>> Begin

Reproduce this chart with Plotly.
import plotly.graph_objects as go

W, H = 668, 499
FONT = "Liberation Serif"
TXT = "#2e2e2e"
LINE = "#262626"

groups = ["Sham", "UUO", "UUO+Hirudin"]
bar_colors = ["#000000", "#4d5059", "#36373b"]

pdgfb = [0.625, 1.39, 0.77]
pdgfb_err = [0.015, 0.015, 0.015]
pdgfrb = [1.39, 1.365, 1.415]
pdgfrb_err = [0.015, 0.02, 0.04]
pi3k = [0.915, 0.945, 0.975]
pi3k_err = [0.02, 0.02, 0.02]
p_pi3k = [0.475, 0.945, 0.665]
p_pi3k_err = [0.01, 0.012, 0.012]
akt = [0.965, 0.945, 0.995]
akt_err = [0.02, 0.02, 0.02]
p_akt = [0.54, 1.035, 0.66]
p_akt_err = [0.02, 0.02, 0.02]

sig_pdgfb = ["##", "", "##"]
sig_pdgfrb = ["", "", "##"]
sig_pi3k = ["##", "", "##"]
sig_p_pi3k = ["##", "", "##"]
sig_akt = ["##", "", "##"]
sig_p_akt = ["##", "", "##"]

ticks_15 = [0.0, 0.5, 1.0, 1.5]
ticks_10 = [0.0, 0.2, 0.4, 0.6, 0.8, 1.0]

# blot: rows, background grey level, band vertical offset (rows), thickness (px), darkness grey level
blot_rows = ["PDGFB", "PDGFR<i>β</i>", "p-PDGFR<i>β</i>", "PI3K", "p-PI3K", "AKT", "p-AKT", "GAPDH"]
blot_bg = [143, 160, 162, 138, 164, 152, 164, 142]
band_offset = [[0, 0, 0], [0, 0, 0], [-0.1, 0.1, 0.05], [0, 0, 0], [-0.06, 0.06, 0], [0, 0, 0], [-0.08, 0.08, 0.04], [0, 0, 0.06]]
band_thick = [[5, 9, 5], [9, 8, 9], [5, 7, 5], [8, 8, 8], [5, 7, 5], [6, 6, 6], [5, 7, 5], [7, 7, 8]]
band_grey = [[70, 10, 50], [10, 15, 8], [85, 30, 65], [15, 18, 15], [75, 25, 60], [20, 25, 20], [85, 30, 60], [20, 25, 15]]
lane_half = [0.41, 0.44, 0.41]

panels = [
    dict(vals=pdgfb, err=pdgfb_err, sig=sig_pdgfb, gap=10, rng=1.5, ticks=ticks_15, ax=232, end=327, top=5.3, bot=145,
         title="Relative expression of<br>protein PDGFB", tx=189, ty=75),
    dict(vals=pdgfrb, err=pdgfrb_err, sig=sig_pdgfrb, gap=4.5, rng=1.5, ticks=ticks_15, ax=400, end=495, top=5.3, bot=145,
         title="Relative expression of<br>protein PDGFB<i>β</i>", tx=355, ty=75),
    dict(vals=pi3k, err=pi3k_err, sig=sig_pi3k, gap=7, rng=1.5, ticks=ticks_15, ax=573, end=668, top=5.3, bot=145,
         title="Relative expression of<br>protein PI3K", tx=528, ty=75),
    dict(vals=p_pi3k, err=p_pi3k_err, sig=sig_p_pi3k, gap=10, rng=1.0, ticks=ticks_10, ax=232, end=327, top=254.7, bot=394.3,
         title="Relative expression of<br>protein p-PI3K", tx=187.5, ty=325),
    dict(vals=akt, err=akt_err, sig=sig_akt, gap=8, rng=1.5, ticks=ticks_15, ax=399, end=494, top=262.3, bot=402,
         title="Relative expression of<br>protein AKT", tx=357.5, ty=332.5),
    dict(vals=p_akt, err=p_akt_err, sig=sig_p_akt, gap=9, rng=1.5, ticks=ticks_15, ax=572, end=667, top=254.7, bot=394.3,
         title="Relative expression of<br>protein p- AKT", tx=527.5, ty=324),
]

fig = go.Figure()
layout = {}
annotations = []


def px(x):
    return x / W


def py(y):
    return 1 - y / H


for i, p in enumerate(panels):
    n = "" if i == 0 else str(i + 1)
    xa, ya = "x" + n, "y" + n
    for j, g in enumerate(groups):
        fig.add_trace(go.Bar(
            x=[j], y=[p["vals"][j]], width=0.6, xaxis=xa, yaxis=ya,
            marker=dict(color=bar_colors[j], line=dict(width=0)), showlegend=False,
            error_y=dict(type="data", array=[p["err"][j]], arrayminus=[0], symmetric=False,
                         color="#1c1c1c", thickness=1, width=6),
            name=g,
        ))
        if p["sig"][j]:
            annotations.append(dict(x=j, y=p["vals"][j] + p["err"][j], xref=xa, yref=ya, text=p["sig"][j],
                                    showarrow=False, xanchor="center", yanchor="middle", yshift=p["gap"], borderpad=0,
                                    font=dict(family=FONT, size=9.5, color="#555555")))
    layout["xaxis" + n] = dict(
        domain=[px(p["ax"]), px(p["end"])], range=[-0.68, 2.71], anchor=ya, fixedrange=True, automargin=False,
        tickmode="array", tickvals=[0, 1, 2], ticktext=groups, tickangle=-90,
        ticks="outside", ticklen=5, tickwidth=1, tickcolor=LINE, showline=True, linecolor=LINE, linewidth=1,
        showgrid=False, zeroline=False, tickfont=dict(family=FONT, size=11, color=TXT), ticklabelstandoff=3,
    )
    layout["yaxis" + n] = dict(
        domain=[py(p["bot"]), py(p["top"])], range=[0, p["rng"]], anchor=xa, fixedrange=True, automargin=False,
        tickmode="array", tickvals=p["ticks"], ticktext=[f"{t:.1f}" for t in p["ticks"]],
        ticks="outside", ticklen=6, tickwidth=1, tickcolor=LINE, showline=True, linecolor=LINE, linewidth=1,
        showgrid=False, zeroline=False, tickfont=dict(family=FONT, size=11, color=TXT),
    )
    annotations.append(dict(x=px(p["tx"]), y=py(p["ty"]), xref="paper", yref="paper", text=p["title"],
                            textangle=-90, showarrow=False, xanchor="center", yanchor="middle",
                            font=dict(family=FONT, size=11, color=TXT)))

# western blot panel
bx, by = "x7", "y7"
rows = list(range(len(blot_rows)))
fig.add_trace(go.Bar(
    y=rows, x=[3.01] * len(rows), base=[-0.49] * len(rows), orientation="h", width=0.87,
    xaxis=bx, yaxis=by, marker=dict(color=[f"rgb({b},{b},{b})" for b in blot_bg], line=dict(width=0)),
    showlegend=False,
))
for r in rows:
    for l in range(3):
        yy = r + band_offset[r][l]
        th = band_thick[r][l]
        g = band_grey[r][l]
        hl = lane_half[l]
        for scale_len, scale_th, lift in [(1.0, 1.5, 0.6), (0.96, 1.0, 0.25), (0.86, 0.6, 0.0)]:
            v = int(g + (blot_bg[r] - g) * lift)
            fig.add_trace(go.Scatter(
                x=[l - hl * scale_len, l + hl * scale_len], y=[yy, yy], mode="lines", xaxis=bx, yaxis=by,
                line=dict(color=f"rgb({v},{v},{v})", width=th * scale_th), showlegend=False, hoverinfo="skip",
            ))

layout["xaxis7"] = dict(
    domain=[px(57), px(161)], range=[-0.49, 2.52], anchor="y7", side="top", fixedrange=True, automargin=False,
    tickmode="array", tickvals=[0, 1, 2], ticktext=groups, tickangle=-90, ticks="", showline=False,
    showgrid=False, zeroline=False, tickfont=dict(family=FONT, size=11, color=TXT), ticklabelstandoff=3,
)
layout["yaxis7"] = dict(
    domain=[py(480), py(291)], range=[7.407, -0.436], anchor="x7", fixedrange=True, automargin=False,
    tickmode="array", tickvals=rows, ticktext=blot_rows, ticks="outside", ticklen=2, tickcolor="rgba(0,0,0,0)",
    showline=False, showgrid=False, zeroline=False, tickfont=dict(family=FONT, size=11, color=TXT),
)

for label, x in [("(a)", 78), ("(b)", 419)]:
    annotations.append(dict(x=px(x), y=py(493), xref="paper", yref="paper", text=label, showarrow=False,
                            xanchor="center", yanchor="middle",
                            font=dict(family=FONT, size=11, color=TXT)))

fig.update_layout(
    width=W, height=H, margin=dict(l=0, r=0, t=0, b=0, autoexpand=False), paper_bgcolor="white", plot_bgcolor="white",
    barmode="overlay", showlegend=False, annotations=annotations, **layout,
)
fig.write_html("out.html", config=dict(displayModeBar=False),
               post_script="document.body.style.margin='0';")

>> End

▶ _DIRECTION_
Return exactly the leading lines of the listing, stopping after the line in which "lane_half = [0.41, 0.44, 0.41]" occurs.

▶ _WRITTEN RESPONSE_
Reproduce this chart with Plotly.
import plotly.graph_objects as go

W, H = 668, 499
FONT = "Liberation Serif"
TXT = "#2e2e2e"
LINE = "#262626"

groups = ["Sham", "UUO", "UUO+Hirudin"]
bar_colors = ["#000000", "#4d5059", "#36373b"]

pdgfb = [0.625, 1.39, 0.77]
pdgfb_err = [0.015, 0.015, 0.015]
pdgfrb = [1.39, 1.365, 1.415]
pdgfrb_err = [0.015, 0.02, 0.04]
pi3k = [0.915, 0.945, 0.975]
pi3k_err = [0.02, 0.02, 0.02]
p_pi3k = [0.475, 0.945, 0.665]
p_pi3k_err = [0.01, 0.012, 0.012]
akt = [0.965, 0.945, 0.995]
akt_err = [0.02, 0.02, 0.02]
p_akt = [0.54, 1.035, 0.66]
p_akt_err = [0.02, 0.02, 0.02]

sig_pdgfb = ["##", "", "##"]
sig_pdgfrb = ["", "", "##"]
sig_pi3k = ["##", "", "##"]
sig_p_pi3k = ["##", "", "##"]
sig_akt = ["##", "", "##"]
sig_p_akt = ["##", "", "##"]

ticks_15 = [0.0, 0.5, 1.0, 1.5]
ticks_10 = [0.0, 0.2, 0.4, 0.6, 0.8, 1.0]

# blot: rows, background grey level, band vertical offset (rows), thickness (px), darkness grey level
blot_rows = ["PDGFB", "PDGFR<i>β</i>", "p-PDGFR<i>β</i>", "PI3K", "p-PI3K", "AKT", "p-AKT", "GAPDH"]
blot_bg = [143, 160, 162, 138, 164, 152, 164, 142]
band_offset = [[0, 0, 0], [0, 0, 0], [-0.1, 0.1, 0.05], [0, 0, 0], [-0.06, 0.06, 0], [0, 0, 0], [-0.08, 0.08, 0.04], [0, 0, 0.06]]
band_thick = [[5, 9, 5], [9, 8, 9], [5, 7, 5], [8, 8, 8], [5, 7, 5], [6, 6, 6], [5, 7, 5], [7, 7, 8]]
band_grey = [[70, 10, 50], [10, 15, 8], [85, 30, 65], [15, 18, 15], [75, 25, 60], [20, 25, 20], [85, 30, 60], [20, 25, 15]]
lane_half = [0.41, 0.44, 0.41]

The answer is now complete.